Required tools

For simple tasks like fixing typos, a web browser suffices to propose file changes directly via GitHub (see section Version control). Your “pull request” triggers a server-based process, employing all tools required to test, build, release, and document a new HydPy version (see section Continuous Integration). For an actual release, the maintainer of the hydpy repository only needs to accept your request and “tag” it. However, reaching for more complex goals requires to have these development tools runnable on your machine.

First, you need the Python interpreter itself. We do our best to keep HydPy up-to-date with the development of Python, so please select the most recent stable CPython version (at the time of writing, Python 3.7).

Second, install all required site-packages listed in requirements.txt. These include tools like Cython for translating Python based model source code into computationally more efficient C code.

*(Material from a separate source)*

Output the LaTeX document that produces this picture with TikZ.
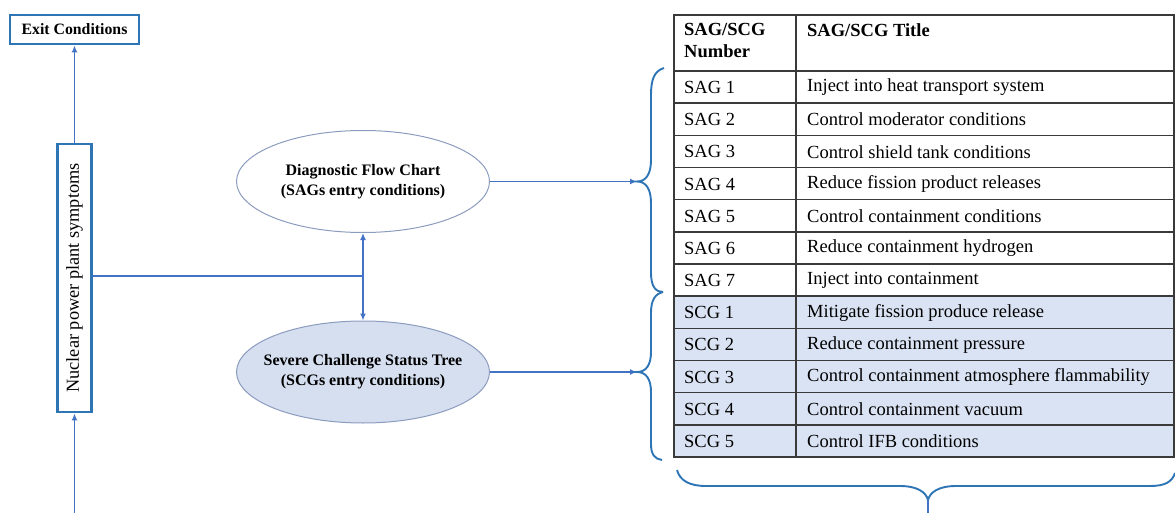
\documentclass[tikz,border=0pt]{standalone}
\usepackage{fontspec}
\setmainfont{Liberation Serif}
\usetikzlibrary{arrows.meta,shapes.geometric}
\definecolor{arrblue}{HTML}{4472C4}
\definecolor{boxblue}{HTML}{2E75B6}
\definecolor{bracecol}{HTML}{2E75B6}
\definecolor{ellfill}{HTML}{D6DFF0}
\definecolor{ellline}{HTML}{8C9CBF}
\definecolor{gridcol}{HTML}{3A3A3A}
\definecolor{rowfill}{HTML}{DAE3F3}
\begin{document}
\begin{tikzpicture}[x=1pt,y=-1pt,
  arr/.style={draw=arrblue, line width=1.8pt, -{Latex[length=7pt,width=6pt]}},
  darr/.style={draw=arrblue, line width=1.8pt, {Latex[length=7pt,width=6pt]}-{Latex[length=7pt,width=6pt]}},
  plainline/.style={draw=arrblue, line width=1.8pt},
  bluebox/.style={draw=boxblue, line width=2.8pt, fill=white, inner sep=0pt},
  ell/.style={ellipse, draw=ellline, line width=1pt, minimum width=253pt, minimum height=102pt, inner sep=0pt},
  elltext/.style={align=center, inner sep=0pt, font=\fontsize{16}{20}\selectfont\bfseries},
  bracepath/.style={draw=bracecol, line width=1.9pt},
  cell/.style={anchor=west, inner sep=0pt, font=\fontsize{18.5}{22}\selectfont},
  hd/.style={anchor=north west, inner sep=0pt, align=left, font=\fontsize{18.5}{22}\selectfont\bfseries},
]
\useasboundingbox (0,0) rectangle (1175,513);

% left column
\node[bluebox, minimum width=129pt, minimum height=29pt, font=\fontsize{15.8}{18}\selectfont\bfseries] (exit) at (74.5,29.5) {Exit Conditions};
\node[bluebox, minimum width=34pt, minimum height=268pt, font=\fontsize{18.3}{22}\selectfont] (sym) at (74.5,278) {\rotatebox{90}{Nuclear power plant symptoms}};
\coordinate (inp) at (74.5,513);
\draw[arr] (inp) -- (sym.south);
\draw[arr] (sym.north) -- (exit.south);

% ellipses
\node[ell, fill=white] (dfc) at (363,181.5) {};
\node[elltext] (dfct) at (dfc.center) {Diagnostic Flow Chart\\(SAGs entry conditions)};
\node[ell, fill=ellfill] (scst) at (363,372) {};
\node[elltext] (scstt) at (scst.center) {Severe Challenge Status Tree\\(SCGs entry conditions)};
\coordinate (j) at (363,276);
\draw[plainline] (sym.east |- j) -- (j);
\draw[darr] (dfc.south) -- (scst.north);

% brace tips
\coordinate (tipA) at (637,181.5);
\coordinate (tipB) at (637,372);
\draw[arr] (dfc.east) -- (tipA);
\draw[arr] (scst.east) -- (tipB);

% braces
\draw[bracepath] (664,68) .. controls (654,71) and (651,80) .. (651,95) -- (651,160)
  .. controls (651,174) and (646,181.5) .. (tipA)
  .. controls (646,181.5) and (651,189) .. (651,203) -- (651,273)
  .. controls (651,287) and (656,292) .. (663,292);
\draw[bracepath] (663,292) .. controls (655,294) and (651,300) .. (651,313) -- (651,352)
  .. controls (651,365) and (646,372) .. (tipB)
  .. controls (646,372) and (651,379) .. (651,392) -- (651,444)
  .. controls (651,455) and (655,459) .. (662,460);
\coordinate (tipC) at (928,500);
\coordinate (outC) at (928,513);
\draw[bracepath] (677,470) .. controls (680,481) and (690,486) .. (706,486) -- (900,486)
  .. controls (917,486) and (926,492) .. (tipC)
  .. controls (930,492) and (939,486) .. (956,486) -- (1150,486)
  .. controls (1165,486) and (1172,482) .. (1175,473);
\draw[plainline] (tipC) -- (outC);

% table
\fill[rowfill] (674,295.04) rectangle (1174,457);
\foreach \i in {1,...,11} {
  \draw[gridcol, line width=1.4pt] (674,{71+32.17*\i}) -- (1174,{71+32.17*\i});
}
\draw[gridcol, line width=1.4pt] (674,71) -- (1174,71);
\draw[gridcol, line width=1.5pt] (674,15) rectangle (1174,457);
\draw[gridcol, line width=1.4pt] (796,15) -- (796,457);

\node[hd] (hnum) at (684,23) {SAG/SCG\\Number};
\node[hd] (htit) at (807,23) {SAG/SCG Title};

\foreach \k/\num/\title [count=\r from 0] in {
  1/SAG 1/Inject into heat transport system,
  2/SAG 2/Control moderator conditions,
  3/SAG 3/Control shield tank conditions,
  4/SAG 4/Reduce fission product releases,
  5/SAG 5/Control containment conditions,
  6/SAG 6/Reduce containment hydrogen,
  7/SAG 7/Inject into containment,
  8/SCG 1/Mitigate fission produce release,
  9/SCG 2/Reduce containment pressure,
  10/SCG 3/Control containment atmosphere flammability,
  11/SCG 4/Control containment vacuum,
  12/SCG 5/Control IFB conditions} {
  \node[cell] (num\k) at (684,{71+32.17*\r+16.5}) {\num};
  \node[cell] (tit\k) at (807,{71+32.17*\r+16.5}) {\title};
}
\end{tikzpicture}
\end{document}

Additionally, you need Sphinx and its extensions listed in conf.py for generating the HTML documentation.

Third, please use a modern Integrated Development Environment (IDE). Principally, you are free to select any IDE you like (one reasonable choice for beginners were Spyder, already contained in the Anaconda distribution), but at least for developers planning more substantial code contributions, we strongly recommend PyCharm. We gradually introduce type hints into HydPy’s source code and, so far, prefer PyCharm’s internal type checker over mypy, which is still not part of the standard library. One must use PyCharm specific comments to disable misleading type warnings (and other misleading warnings as well).

Fourth, you need Git for version control, as described in the next section.